With two dives out of the way, and getting more understanding of the recreational dive planners, we all headed back to the dive centre to wash our kit off and head out for the night.
Dive Course: Final Day
For the final day of the course, we were heading out on the Mahy Tours boat to undertake the last two open water dives and to do an excursion dive at White Knights, Ras Bob and The Tower, respectively.
I honestly can't remember too much from these dives insofar as what we saw where as I have to confess that I was still in awe of the whole thing. All those fish and coral!
Although for the first two dives we were still doing our skills training, such as surface and underwater straight-line navigation, further mask removal and fin pivots, as well as surface BCD/tank removal and replacement, Sarah did allow us to take our little Fujifilm cameras so that we could take pics at the times where we were doing some swimming about.
It was on these dives that Cat joined us from Video Bubbles who video'd the dive for all of those on the boat, though she did tend to focus on us newbies as we were actually doing activities which made for more interesting filming, so we ended up with a rather personalised video of our final dives, albeit a bit on the expensive side!
After getting out of the water after the dive at Ras Bob, Sarah then congratulate each of us on becoming divers. Oh, wow!!

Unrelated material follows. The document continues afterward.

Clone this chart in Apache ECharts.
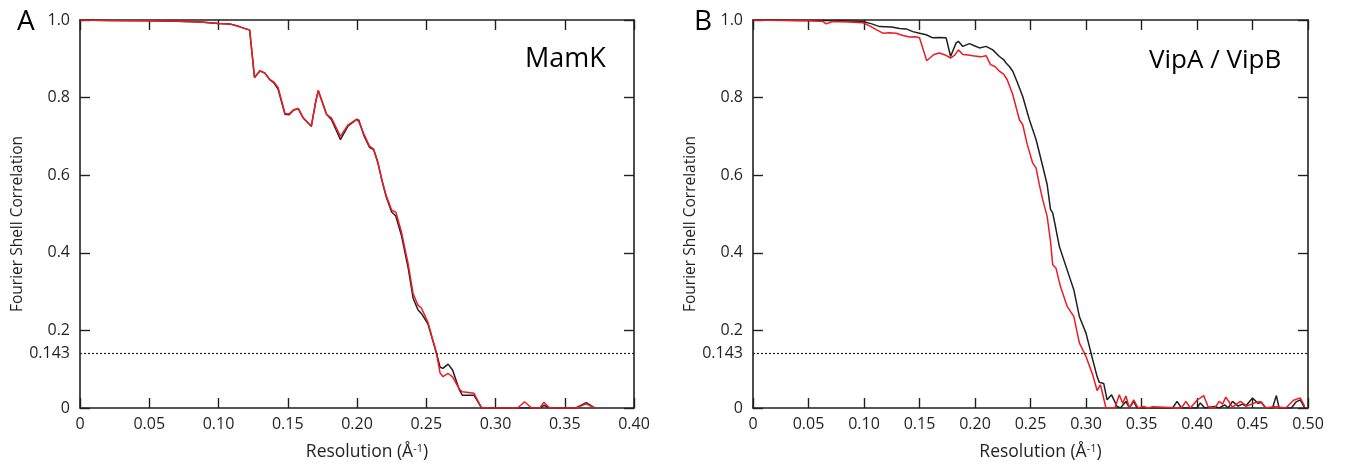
<!DOCTYPE html>
<html>
<head>
<meta charset="utf-8">
<script src="https://cdn.jsdelivr.net/npm/echarts@6/dist/echarts.min.js"></script>
<style>html,body{margin:0;padding:0;background:#fff;}#c{width:1352px;height:466px;}</style>
</head>
<body>
<div id="c"></div>
<script>
// ---- Panel A: MamK ----
const mamkRes = [0,0.02,0.05,0.07,0.087,0.10,0.108,0.115,0.1225,0.126,0.130,0.1335,0.137,0.140,0.143,0.148,0.151,0.154,0.1575,0.161,0.167,0.170,0.172,0.178,0.1816,0.188,0.1936,0.1997,0.2013,0.205,0.209,0.212,0.215,0.218,0.221,0.225,0.228,0.232,0.237,0.2405,0.244,0.2466,0.2513,0.2574,0.260,0.262,0.2658,0.269,0.274,0.276,0.2845,0.29,0.31,0.316,0.321,0.326,0.332,0.335,0.339,0.358,0.3655,0.3716];
const mamkBlack = [1.0,0.999,0.998,0.997,0.995,0.991,0.99,0.983,0.974,0.852,0.869,0.863,0.846,0.838,0.822,0.757,0.756,0.767,0.772,0.748,0.726,0.786,0.818,0.757,0.743,0.692,0.727,0.744,0.742,0.702,0.672,0.666,0.633,0.586,0.545,0.505,0.495,0.446,0.36,0.283,0.253,0.243,0.216,0.141,0.105,0.102,0.113,0.098,0.046,0.033,0.033,0.0,0,0,0,0,0,0.007,0,0,0.014,0];
const mamkRed   = [1.0,0.999,0.998,0.997,0.995,0.991,0.99,0.983,0.974,0.852,0.869,0.863,0.847,0.840,0.826,0.759,0.758,0.768,0.772,0.749,0.726,0.786,0.818,0.757,0.747,0.700,0.730,0.744,0.738,0.706,0.675,0.667,0.635,0.588,0.548,0.51,0.505,0.455,0.37,0.295,0.265,0.257,0.22,0.141,0.09,0.081,0.089,0.08,0.048,0.042,0.038,0.0,0,0,0.016,0,0,0.015,0,0,0.011,0];

// ---- Panel B: VipA / VipB ----
const vipBlackRes = [0,0.02,0.04,0.06,0.084,0.099,0.107,0.114,0.125,0.132,0.138,0.144,0.150,0.156,0.162,0.168,0.174,0.178,0.183,0.185,0.189,0.195,0.200,0.204,0.210,0.216,0.222,0.226,0.228,0.231,0.234,0.238,0.243,0.249,0.255,0.261,0.265,0.268,0.27,0.273,0.276,0.283,0.289,0.294,0.30,0.306,0.310,0.312,0.316,0.319,0.323,0.328,0.331,0.336,0.339,0.343,0.346,0.378,0.382,0.386,0.400,0.403,0.407,0.416,0.420,0.425,0.428,0.432,0.437,0.441,0.444,0.45,0.455,0.458,0.462,0.468,0.4715,0.474,0.485,0.489,0.493,0.497];
const vipBlackFsc = [1.0,1.0,0.999,0.999,0.998,0.996,0.99,0.983,0.982,0.978,0.977,0.97,0.966,0.962,0.954,0.955,0.954,0.906,0.941,0.945,0.932,0.939,0.933,0.928,0.932,0.923,0.906,0.897,0.889,0.88,0.868,0.84,0.803,0.743,0.692,0.623,0.576,0.512,0.503,0.46,0.416,0.356,0.305,0.236,0.193,0.125,0.081,0.066,0.063,0.021,0.034,0.004,0,0.017,0,0.017,0,0,0.017,0,0,0.013,0,0.004,0,0.008,0,0.017,0.005,0.01,0.005,0.026,0.012,0.015,0,0,0.032,0,0,0.015,0.021,0];
const vipRedRes = [0,0.03,0.05,0.06,0.063,0.066,0.072,0.085,0.099,0.105,0.111,0.117,0.123,0.129,0.135,0.141,0.146,0.150,0.1565,0.163,0.168,0.173,0.178,0.182,0.185,0.189,0.194,0.198,0.205,0.210,0.214,0.218,0.222,0.226,0.229,0.234,0.24,0.243,0.247,0.252,0.255,0.258,0.261,0.265,0.268,0.27,0.273,0.277,0.283,0.289,0.294,0.30,0.306,0.310,0.313,0.318,0.326,0.33,0.333,0.336,0.339,0.343,0.347,0.352,0.356,0.36,0.386,0.39,0.394,0.40,0.406,0.41,0.416,0.42,0.423,0.426,0.432,0.439,0.445,0.451,0.457,0.462,0.47,0.48,0.487,0.493,0.497];
const vipRedFsc = [1.0,0.999,0.998,0.997,0.996,0.99,0.996,0.995,0.993,0.985,0.975,0.966,0.967,0.966,0.96,0.956,0.957,0.954,0.895,0.911,0.915,0.91,0.902,0.91,0.923,0.911,0.91,0.908,0.905,0.908,0.885,0.88,0.868,0.86,0.846,0.808,0.743,0.73,0.68,0.631,0.619,0.575,0.537,0.494,0.43,0.369,0.36,0.313,0.262,0.236,0.168,0.133,0.086,0.045,0.06,0,0,0.034,0.012,0.031,0,0.021,0,0.004,0,0.003,0,0.017,0,0.02,0.032,0.003,0,0.017,0.01,0.028,0.002,0.017,0.005,0.012,0.017,0,0.004,0,0.02,0.026,0.004];

const fscThreshold = 0.143;
const panelTitles = ['MamK', 'VipA / VipB'];
const panelLetters = ['A', 'B'];
const xMax = [0.40, 0.50];

const FONT = '"Open Sans", "Noto Sans", sans-serif';
const INK = '#231f20';
const RED = '#ed1c24';

function zip(xs, ys) { return xs.map((x, i) => [x, ys[i]]); }

const grids = [
  {left: 80, top: 20, width: 554, height: 388, outerBoundsMode: 'none', containLabel: false},
  {left: 753, top: 20, width: 555, height: 388, outerBoundsMode: 'none', containLabel: false}
];

const axisLine = {show: true, onZero: false, lineStyle: {color: INK, width: 1.6}};
const axisTick = {show: true, inside: true, length: 10, lineStyle: {color: INK, width: 1.4}};

const xAxes = [], yAxes = [];
[0, 1].forEach(g => {
  xAxes.push({
    type: 'value', gridIndex: g, min: 0, max: xMax[g], interval: 0.05, position: 'bottom',
    axisLine, axisTick, splitLine: {show: false},
    axisLabel: {color: INK, fontFamily: FONT, fontSize: 16, margin: 8,
      formatter: v => v === 0 ? '0' : v.toFixed(2)},
    name: 'Resolution (Å{sup|-1})', nameLocation: 'middle', nameGap: 35,
    nameTextStyle: {color: INK, fontFamily: FONT, fontSize: 17.5, padding: [0, 0, 0, 20],
      rich: {sup: {fontFamily: FONT, fontSize: 11, color: INK, padding: [0, 0, 8, 0]}}}
  });
  xAxes.push({
    type: 'value', gridIndex: g, min: 0, max: xMax[g], interval: 0.05, position: 'top',
    axisLine, axisTick, splitLine: {show: false}, axisLabel: {show: false}
  });
  yAxes.push({
    type: 'value', gridIndex: g, min: 0, max: 1, interval: 0.2, position: 'left',
    axisLine, axisTick, splitLine: {show: false},
    axisLabel: {color: INK, fontFamily: FONT, fontSize: 16, margin: 10,
      formatter: v => v === 0 ? '0' : v.toFixed(1)},
    name: 'Fourier Shell Correlation', nameLocation: 'middle', nameGap: 54, nameRotate: 90,
    nameTextStyle: {color: INK, fontFamily: FONT, fontSize: 15.5, padding: [0, 20, 0, 0]}
  });
  yAxes.push({
    type: 'value', gridIndex: g, min: 0, max: 1, interval: 0.2, position: 'right',
    axisLine, axisTick, splitLine: {show: false}, axisLabel: {show: false}
  });
});

function thresholdLine() {
  return {
    silent: true, symbol: 'none', animation: false,
    lineStyle: {color: INK, type: [2, 2], width: 1.2},
    label: {show: true, position: 'start', distance: 10, formatter: String(fscThreshold),
      color: INK, fontFamily: FONT, fontSize: 16},
    data: [{yAxis: fscThreshold}]
  };
}

const lineBase = {type: 'line', showSymbol: false, symbol: 'none', smooth: false, animation: false};

const series = [
  Object.assign({}, lineBase, {name: 'MamK black', xAxisIndex: 0, yAxisIndex: 0,
    data: zip(mamkRes, mamkBlack), lineStyle: {color: INK, width: 1.5}, itemStyle: {color: INK},
    markLine: thresholdLine()}),
  Object.assign({}, lineBase, {name: 'MamK red', xAxisIndex: 0, yAxisIndex: 0,
    data: zip(mamkRes, mamkRed), lineStyle: {color: RED, width: 1.5}, itemStyle: {color: RED}}),
  Object.assign({}, lineBase, {name: 'Vip black', xAxisIndex: 2, yAxisIndex: 2,
    data: zip(vipBlackRes, vipBlackFsc), lineStyle: {color: INK, width: 1.5}, itemStyle: {color: INK},
    markLine: thresholdLine()}),
  Object.assign({}, lineBase, {name: 'Vip red', xAxisIndex: 2, yAxisIndex: 2,
    data: zip(vipRedRes, vipRedFsc), lineStyle: {color: RED, width: 1.5}, itemStyle: {color: RED}})
];

const graphic = [
  {type: 'text', left: 17, top: 8, style: {text: panelLetters[0], fill: '#000', font: '28px ' + FONT}},
  {type: 'text', left: 694, top: 8, style: {text: panelLetters[1], fill: '#000', font: '28px ' + FONT}},
  {type: 'text', left: 525, top: 46, style: {text: panelTitles[0], fill: '#000', font: '27px ' + FONT}},
  {type: 'text', left: 1149, top: 48, style: {text: panelTitles[1], fill: '#000', font: '26px ' + FONT}}
];

const chart = echarts.init(document.getElementById('c'), null, {renderer: 'canvas'});
chart.setOption({
  animation: false,
  backgroundColor: '#fff',
  grid: grids,
  xAxis: xAxes,
  yAxis: yAxes,
  series,
  graphic
});
</script>
</body>
</html>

I never thought I would actually get through the course but to then be congratulated on a successful completion, I did have a bit of an emotional moment and got a bit shaky, but felt so ecstatic.
Then we had an option. Sarah approached us to say that we could either do the excursion dive or we could join them for a night dive. I did like the idea of a night dive as we had heard it was beautiful down their at night, but I knew that if I did, there was no way I would be in any condition to do the two adventure dives that Pygmie also wanted to do the next day.
So, I opted for the excursion dive. I know Pygmie wanted to do the night dive and I feel bad for that, but there is plenty of time to get it in. We don't have to cram it all in now :-)
Our final day of the course then, was finished off nicely with a dive at The Tower, no skills tests or activities, just a straightforward dive where we could take in the sights and photograph the fish.